- Exercise requirements -
Repeat the lines below exactly as they appear, but leave out the images.

- Supplied material -
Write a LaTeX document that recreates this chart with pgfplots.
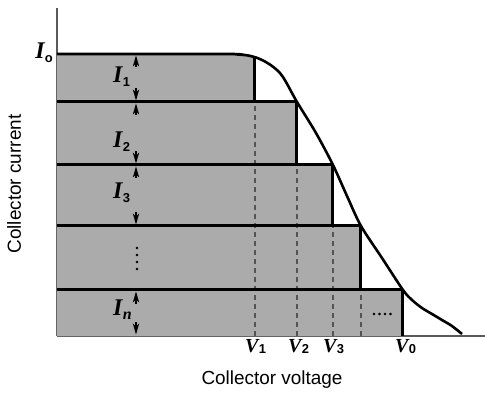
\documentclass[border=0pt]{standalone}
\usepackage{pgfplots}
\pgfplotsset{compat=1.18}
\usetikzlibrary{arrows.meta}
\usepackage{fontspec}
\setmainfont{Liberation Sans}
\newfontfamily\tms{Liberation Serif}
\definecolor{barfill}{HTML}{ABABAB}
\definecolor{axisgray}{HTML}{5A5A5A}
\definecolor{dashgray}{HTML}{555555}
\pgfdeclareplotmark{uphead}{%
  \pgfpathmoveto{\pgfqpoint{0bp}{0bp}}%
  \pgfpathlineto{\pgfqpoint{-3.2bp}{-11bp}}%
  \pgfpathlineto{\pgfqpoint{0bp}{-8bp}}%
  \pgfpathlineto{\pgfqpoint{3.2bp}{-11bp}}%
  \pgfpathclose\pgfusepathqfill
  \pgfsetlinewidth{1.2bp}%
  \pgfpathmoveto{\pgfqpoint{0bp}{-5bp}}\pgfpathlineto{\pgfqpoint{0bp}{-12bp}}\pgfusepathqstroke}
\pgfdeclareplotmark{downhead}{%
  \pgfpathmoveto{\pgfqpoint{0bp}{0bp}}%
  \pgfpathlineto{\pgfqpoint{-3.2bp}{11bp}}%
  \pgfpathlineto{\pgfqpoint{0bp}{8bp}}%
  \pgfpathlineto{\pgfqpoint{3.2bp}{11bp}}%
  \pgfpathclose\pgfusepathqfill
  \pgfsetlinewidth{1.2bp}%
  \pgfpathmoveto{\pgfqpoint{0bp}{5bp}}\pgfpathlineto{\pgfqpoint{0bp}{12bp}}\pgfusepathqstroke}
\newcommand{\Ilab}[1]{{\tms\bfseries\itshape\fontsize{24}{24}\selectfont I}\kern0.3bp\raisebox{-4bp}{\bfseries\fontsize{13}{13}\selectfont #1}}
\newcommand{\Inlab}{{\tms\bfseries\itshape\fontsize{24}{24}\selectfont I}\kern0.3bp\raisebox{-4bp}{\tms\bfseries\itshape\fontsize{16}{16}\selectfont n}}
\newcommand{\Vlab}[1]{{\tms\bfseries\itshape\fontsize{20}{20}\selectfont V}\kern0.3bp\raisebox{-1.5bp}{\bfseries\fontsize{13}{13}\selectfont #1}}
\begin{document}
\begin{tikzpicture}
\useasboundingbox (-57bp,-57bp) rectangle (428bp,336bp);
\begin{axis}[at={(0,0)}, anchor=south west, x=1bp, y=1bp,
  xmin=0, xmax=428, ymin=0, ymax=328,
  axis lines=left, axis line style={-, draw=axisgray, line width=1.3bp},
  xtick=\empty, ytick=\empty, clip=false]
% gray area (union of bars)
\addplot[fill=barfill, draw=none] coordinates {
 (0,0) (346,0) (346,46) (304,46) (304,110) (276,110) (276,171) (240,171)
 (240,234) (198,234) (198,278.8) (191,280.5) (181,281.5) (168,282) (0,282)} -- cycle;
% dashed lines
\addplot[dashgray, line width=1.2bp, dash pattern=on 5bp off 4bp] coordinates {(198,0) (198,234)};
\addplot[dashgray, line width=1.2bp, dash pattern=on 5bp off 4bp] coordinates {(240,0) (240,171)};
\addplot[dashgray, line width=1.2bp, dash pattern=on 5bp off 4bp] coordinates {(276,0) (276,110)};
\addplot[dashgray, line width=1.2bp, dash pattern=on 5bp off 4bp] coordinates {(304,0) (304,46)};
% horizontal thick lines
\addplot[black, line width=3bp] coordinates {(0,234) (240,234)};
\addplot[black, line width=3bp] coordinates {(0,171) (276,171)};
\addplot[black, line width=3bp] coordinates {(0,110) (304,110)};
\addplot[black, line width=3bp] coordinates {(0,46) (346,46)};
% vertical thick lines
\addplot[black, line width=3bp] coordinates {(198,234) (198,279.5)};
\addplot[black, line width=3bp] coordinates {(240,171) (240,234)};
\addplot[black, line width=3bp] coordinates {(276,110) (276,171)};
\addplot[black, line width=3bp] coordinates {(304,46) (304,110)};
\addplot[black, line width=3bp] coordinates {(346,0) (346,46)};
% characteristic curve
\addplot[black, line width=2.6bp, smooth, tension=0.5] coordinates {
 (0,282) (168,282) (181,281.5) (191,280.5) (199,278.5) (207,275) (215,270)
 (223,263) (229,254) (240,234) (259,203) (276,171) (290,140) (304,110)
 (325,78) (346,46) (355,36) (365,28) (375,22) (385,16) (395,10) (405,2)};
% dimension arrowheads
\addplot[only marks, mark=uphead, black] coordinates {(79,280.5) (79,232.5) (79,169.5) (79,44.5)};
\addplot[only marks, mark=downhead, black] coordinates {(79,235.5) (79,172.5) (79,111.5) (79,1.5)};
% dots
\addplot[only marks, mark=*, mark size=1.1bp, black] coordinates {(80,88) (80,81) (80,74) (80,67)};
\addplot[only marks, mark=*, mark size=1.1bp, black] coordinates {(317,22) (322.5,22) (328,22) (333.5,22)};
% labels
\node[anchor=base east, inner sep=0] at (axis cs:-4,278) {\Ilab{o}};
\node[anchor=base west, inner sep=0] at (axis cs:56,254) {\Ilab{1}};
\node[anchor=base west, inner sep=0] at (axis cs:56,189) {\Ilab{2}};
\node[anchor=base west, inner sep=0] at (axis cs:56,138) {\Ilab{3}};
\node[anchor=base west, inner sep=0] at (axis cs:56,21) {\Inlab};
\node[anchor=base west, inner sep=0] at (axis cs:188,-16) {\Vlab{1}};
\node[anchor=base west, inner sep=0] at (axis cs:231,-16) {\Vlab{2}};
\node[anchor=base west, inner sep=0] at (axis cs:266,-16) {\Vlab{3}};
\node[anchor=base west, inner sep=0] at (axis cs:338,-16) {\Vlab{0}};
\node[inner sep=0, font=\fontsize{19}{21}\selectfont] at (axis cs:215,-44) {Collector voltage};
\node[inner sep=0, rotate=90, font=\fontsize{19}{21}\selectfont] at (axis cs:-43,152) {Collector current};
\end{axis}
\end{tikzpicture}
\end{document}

- Solution -
Write a LaTeX document that recreates this chart with pgfplots.
\documentclass[border=0pt]{standalone}
\usepackage{pgfplots}
\pgfplotsset{compat=1.18}
\usetikzlibrary{arrows.meta}
\usepackage{fontspec}
\setmainfont{Liberation Sans}
\newfontfamily\tms{Liberation Serif}
\definecolor{barfill}{HTML}{ABABAB}
\definecolor{axisgray}{HTML}{5A5A5A}
\definecolor{dashgray}{HTML}{555555}
\pgfdeclareplotmark{uphead}{%
  \pgfpathmoveto{\pgfqpoint{0bp}{0bp}}%
  \pgfpathlineto{\pgfqpoint{-3.2bp}{-11bp}}%
  \pgfpathlineto{\pgfqpoint{0bp}{-8bp}}%
  \pgfpathlineto{\pgfqpoint{3.2bp}{-11bp}}%
  \pgfpathclose\pgfusepathqfill
  \pgfsetlinewidth{1.2bp}%
  \pgfpathmoveto{\pgfqpoint{0bp}{-5bp}}\pgfpathlineto{\pgfqpoint{0bp}{-12bp}}\pgfusepathqstroke}
\pgfdeclareplotmark{downhead}{%
  \pgfpathmoveto{\pgfqpoint{0bp}{0bp}}%
  \pgfpathlineto{\pgfqpoint{-3.2bp}{11bp}}%
  \pgfpathlineto{\pgfqpoint{0bp}{8bp}}%
  \pgfpathlineto{\pgfqpoint{3.2bp}{11bp}}%
  \pgfpathclose\pgfusepathqfill
  \pgfsetlinewidth{1.2bp}%
  \pgfpathmoveto{\pgfqpoint{0bp}{5bp}}\pgfpathlineto{\pgfqpoint{0bp}{12bp}}\pgfusepathqstroke}
\newcommand{\Ilab}[1]{{\tms\bfseries\itshape\fontsize{24}{24}\selectfont I}\kern0.3bp\raisebox{-4bp}{\bfseries\fontsize{13}{13}\selectfont #1}}
\newcommand{\Inlab}{{\tms\bfseries\itshape\fontsize{24}{24}\selectfont I}\kern0.3bp\raisebox{-4bp}{\tms\bfseries\itshape\fontsize{16}{16}\selectfont n}}
\newcommand{\Vlab}[1]{{\tms\bfseries\itshape\fontsize{20}{20}\selectfont V}\kern0.3bp\raisebox{-1.5bp}{\bfseries\fontsize{13}{13}\selectfont #1}}
\begin{document}
\begin{tikzpicture}
\useasboundingbox (-57bp,-57bp) rectangle (428bp,336bp);
\begin{axis}[at={(0,0)}, anchor=south west, x=1bp, y=1bp,
  xmin=0, xmax=428, ymin=0, ymax=328,
  axis lines=left, axis line style={-, draw=axisgray, line width=1.3bp},
  xtick=\empty, ytick=\empty, clip=false]
% gray area (union of bars)
\addplot[fill=barfill, draw=none] coordinates {
 (0,0) (346,0) (346,46) (304,46) (304,110) (276,110) (276,171) (240,171)
 (240,234) (198,234) (198,278.8) (191,280.5) (181,281.5) (168,282) (0,282)} -- cycle;
% dashed lines
\addplot[dashgray, line width=1.2bp, dash pattern=on 5bp off 4bp] coordinates {(198,0) (198,234)};
\addplot[dashgray, line width=1.2bp, dash pattern=on 5bp off 4bp] coordinates {(240,0) (240,171)};
\addplot[dashgray, line width=1.2bp, dash pattern=on 5bp off 4bp] coordinates {(276,0) (276,110)};
\addplot[dashgray, line width=1.2bp, dash pattern=on 5bp off 4bp] coordinates {(304,0) (304,46)};
% horizontal thick lines
\addplot[black, line width=3bp] coordinates {(0,234) (240,234)};
\addplot[black, line width=3bp] coordinates {(0,171) (276,171)};
\addplot[black, line width=3bp] coordinates {(0,110) (304,110)};
\addplot[black, line width=3bp] coordinates {(0,46) (346,46)};
% vertical thick lines
\addplot[black, line width=3bp] coordinates {(198,234) (198,279.5)};
\addplot[black, line width=3bp] coordinates {(240,171) (240,234)};
\addplot[black, line width=3bp] coordinates {(276,110) (276,171)};
\addplot[black, line width=3bp] coordinates {(304,46) (304,110)};
\addplot[black, line width=3bp] coordinates {(346,0) (346,46)};
% characteristic curve
\addplot[black, line width=2.6bp, smooth, tension=0.5] coordinates {
 (0,282) (168,282) (181,281.5) (191,280.5) (199,278.5) (207,275) (215,270)
 (223,263) (229,254) (240,234) (259,203) (276,171) (290,140) (304,110)
 (325,78) (346,46) (355,36) (365,28) (375,22) (385,16) (395,10) (405,2)};
% dimension arrowheads
\addplot[only marks, mark=uphead, black] coordinates {(79,280.5) (79,232.5) (79,169.5) (79,44.5)};
\addplot[only marks, mark=downhead, black] coordinates {(79,235.5) (79,172.5) (79,111.5) (79,1.5)};
% dots
\addplot[only marks, mark=*, mark size=1.1bp, black] coordinates {(80,88) (80,81) (80,74) (80,67)};
\addplot[only marks, mark=*, mark size=1.1bp, black] coordinates {(317,22) (322.5,22) (328,22) (333.5,22)};
% labels
\node[anchor=base east, inner sep=0] at (axis cs:-4,278) {\Ilab{o}};
\node[anchor=base west, inner sep=0] at (axis cs:56,254) {\Ilab{1}};
\node[anchor=base west, inner sep=0] at (axis cs:56,189) {\Ilab{2}};
\node[anchor=base west, inner sep=0] at (axis cs:56,138) {\Ilab{3}};
\node[anchor=base west, inner sep=0] at (axis cs:56,21) {\Inlab};
\node[anchor=base west, inner sep=0] at (axis cs:188,-16) {\Vlab{1}};
\node[anchor=base west, inner sep=0] at (axis cs:231,-16) {\Vlab{2}};
\node[anchor=base west, inner sep=0] at (axis cs:266,-16) {\Vlab{3}};
\node[anchor=base west, inner sep=0] at (axis cs:338,-16) {\Vlab{0}};
\node[inner sep=0, font=\fontsize{19}{21}\selectfont] at (axis cs:215,-44) {Collector voltage};
\node[inner sep=0, rotate=90, font=\fontsize{19}{21}\selectfont] at (axis cs:-43,152) {Collector current};
\end{axis}
\end{tikzpicture}
\end{document}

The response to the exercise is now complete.